• Input records
==*==

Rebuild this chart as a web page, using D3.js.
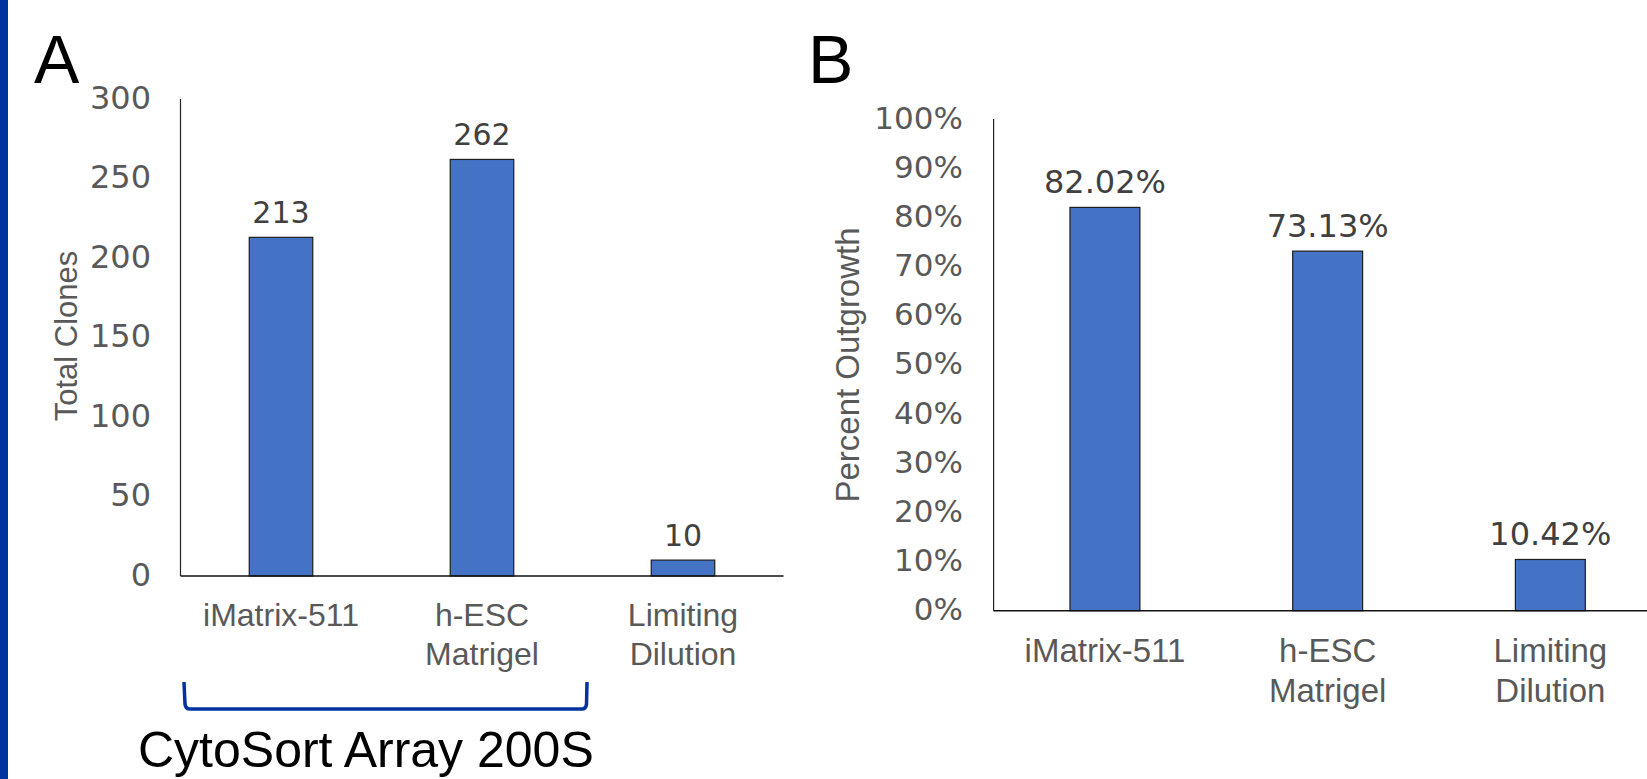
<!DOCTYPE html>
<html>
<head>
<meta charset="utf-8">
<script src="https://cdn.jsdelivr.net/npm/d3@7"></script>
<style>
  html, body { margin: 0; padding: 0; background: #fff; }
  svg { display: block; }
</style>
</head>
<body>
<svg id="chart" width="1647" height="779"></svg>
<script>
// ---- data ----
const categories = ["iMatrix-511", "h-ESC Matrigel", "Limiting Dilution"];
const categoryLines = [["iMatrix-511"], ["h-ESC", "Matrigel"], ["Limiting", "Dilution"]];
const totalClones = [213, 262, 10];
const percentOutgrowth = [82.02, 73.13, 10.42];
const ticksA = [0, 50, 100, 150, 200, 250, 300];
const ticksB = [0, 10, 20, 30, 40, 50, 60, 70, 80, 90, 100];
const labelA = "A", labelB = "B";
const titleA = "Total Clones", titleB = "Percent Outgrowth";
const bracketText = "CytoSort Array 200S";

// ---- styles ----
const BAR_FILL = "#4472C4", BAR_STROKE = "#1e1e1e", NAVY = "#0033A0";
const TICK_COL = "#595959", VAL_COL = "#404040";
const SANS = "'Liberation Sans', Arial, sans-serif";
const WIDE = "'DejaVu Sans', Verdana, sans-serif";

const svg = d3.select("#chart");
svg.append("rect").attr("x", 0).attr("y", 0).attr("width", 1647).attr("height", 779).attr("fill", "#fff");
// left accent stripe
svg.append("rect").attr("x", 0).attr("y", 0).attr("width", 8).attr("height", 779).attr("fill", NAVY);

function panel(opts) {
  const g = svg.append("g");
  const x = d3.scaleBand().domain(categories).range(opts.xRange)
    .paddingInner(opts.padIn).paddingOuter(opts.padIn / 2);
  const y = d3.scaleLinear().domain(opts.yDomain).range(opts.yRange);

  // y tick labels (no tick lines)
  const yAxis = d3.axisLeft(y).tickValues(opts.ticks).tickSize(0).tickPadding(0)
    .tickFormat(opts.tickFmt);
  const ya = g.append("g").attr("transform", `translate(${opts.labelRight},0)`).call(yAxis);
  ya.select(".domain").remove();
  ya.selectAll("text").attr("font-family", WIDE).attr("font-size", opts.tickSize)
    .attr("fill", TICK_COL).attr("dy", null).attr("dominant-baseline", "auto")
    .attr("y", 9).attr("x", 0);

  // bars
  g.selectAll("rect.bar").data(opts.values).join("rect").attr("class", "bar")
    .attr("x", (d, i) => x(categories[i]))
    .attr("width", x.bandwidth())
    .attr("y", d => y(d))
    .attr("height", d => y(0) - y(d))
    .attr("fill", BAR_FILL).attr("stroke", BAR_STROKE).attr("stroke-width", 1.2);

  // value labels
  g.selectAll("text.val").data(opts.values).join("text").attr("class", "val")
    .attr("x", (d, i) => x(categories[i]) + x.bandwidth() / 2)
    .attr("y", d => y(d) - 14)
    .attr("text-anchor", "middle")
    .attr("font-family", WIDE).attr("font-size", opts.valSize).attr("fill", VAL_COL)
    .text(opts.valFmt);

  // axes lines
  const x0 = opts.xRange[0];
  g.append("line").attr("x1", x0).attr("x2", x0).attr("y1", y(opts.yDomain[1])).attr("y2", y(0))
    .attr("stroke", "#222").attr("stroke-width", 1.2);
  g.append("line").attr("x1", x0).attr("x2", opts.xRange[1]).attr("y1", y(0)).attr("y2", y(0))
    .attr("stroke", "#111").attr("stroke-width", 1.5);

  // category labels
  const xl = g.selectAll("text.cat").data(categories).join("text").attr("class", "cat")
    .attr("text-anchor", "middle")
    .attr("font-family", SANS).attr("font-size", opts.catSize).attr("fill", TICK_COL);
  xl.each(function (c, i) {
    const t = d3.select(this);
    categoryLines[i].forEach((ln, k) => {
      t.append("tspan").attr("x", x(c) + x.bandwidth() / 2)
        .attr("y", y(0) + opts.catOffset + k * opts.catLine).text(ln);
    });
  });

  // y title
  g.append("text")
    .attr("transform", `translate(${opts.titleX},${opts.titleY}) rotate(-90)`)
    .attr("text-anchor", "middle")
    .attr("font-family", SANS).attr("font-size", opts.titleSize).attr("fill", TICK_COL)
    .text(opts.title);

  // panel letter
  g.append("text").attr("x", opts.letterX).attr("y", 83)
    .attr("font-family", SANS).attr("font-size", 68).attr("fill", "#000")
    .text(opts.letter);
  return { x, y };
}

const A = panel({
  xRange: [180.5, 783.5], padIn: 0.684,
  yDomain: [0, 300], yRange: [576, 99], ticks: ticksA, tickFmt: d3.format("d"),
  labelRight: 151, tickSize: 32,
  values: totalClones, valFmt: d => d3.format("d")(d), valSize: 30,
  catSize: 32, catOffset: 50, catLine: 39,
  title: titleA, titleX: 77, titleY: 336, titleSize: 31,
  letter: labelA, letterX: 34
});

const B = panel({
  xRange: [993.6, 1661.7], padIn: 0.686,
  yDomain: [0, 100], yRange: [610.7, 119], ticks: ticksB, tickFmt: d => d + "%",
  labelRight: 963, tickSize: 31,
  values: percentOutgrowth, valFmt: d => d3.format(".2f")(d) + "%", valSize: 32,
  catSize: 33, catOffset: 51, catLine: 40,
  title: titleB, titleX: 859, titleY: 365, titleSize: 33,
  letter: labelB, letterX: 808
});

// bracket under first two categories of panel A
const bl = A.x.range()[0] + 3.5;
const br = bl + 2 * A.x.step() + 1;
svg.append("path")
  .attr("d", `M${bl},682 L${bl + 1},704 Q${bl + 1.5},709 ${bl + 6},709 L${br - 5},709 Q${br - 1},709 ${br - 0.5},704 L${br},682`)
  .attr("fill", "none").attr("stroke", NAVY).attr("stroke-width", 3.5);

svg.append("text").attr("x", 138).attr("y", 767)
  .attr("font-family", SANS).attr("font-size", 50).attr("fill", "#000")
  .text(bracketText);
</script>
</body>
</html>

==*==

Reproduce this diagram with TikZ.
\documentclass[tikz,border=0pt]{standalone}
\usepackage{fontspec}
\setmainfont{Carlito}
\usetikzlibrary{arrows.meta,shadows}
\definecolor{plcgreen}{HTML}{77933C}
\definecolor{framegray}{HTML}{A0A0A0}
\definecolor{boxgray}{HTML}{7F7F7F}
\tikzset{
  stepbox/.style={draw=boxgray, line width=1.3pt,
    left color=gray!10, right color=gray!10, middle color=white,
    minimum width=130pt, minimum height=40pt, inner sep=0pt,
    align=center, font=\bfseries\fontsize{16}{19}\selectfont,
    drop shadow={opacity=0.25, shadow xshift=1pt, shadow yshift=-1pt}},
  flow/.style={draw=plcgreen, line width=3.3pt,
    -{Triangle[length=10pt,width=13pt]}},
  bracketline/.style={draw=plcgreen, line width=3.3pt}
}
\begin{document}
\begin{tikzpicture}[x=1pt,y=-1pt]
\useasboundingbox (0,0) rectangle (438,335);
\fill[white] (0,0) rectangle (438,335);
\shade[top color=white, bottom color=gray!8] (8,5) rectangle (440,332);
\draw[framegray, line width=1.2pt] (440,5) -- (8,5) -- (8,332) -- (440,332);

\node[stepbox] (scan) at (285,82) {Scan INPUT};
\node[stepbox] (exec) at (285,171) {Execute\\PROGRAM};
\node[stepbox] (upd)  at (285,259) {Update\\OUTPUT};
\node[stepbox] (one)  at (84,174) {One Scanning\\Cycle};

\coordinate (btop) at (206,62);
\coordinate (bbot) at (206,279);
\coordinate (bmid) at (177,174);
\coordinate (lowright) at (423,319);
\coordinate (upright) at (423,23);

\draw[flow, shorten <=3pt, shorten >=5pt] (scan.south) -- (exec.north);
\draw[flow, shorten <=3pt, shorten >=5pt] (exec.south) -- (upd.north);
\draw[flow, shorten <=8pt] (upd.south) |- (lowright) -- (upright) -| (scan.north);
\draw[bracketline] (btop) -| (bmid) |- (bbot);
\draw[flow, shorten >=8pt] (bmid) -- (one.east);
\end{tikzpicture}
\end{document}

==*==

• What the task asks
The lines above from the one containing "Reproduce this diagram with TikZ." through the one containing "(upright) at (423,23);" are to be set down exactly, and no others.

• Answer to the exercise
Reproduce this diagram with TikZ.
\documentclass[tikz,border=0pt]{standalone}
\usepackage{fontspec}
\setmainfont{Carlito}
\usetikzlibrary{arrows.meta,shadows}
\definecolor{plcgreen}{HTML}{77933C}
\definecolor{framegray}{HTML}{A0A0A0}
\definecolor{boxgray}{HTML}{7F7F7F}
\tikzset{
  stepbox/.style={draw=boxgray, line width=1.3pt,
    left color=gray!10, right color=gray!10, middle color=white,
    minimum width=130pt, minimum height=40pt, inner sep=0pt,
    align=center, font=\bfseries\fontsize{16}{19}\selectfont,
    drop shadow={opacity=0.25, shadow xshift=1pt, shadow yshift=-1pt}},
  flow/.style={draw=plcgreen, line width=3.3pt,
    -{Triangle[length=10pt,width=13pt]}},
  bracketline/.style={draw=plcgreen, line width=3.3pt}
}
\begin{document}
\begin{tikzpicture}[x=1pt,y=-1pt]
\useasboundingbox (0,0) rectangle (438,335);
\fill[white] (0,0) rectangle (438,335);
\shade[top color=white, bottom color=gray!8] (8,5) rectangle (440,332);
\draw[framegray, line width=1.2pt] (440,5) -- (8,5) -- (8,332) -- (440,332);

\node[stepbox] (scan) at (285,82) {Scan INPUT};
\node[stepbox] (exec) at (285,171) {Execute\\PROGRAM};
\node[stepbox] (upd)  at (285,259) {Update\\OUTPUT};
\node[stepbox] (one)  at (84,174) {One Scanning\\Cycle};

\coordinate (btop) at (206,62);
\coordinate (bbot) at (206,279);
\coordinate (bmid) at (177,174);
\coordinate (lowright) at (423,319);
\coordinate (upright) at (423,23);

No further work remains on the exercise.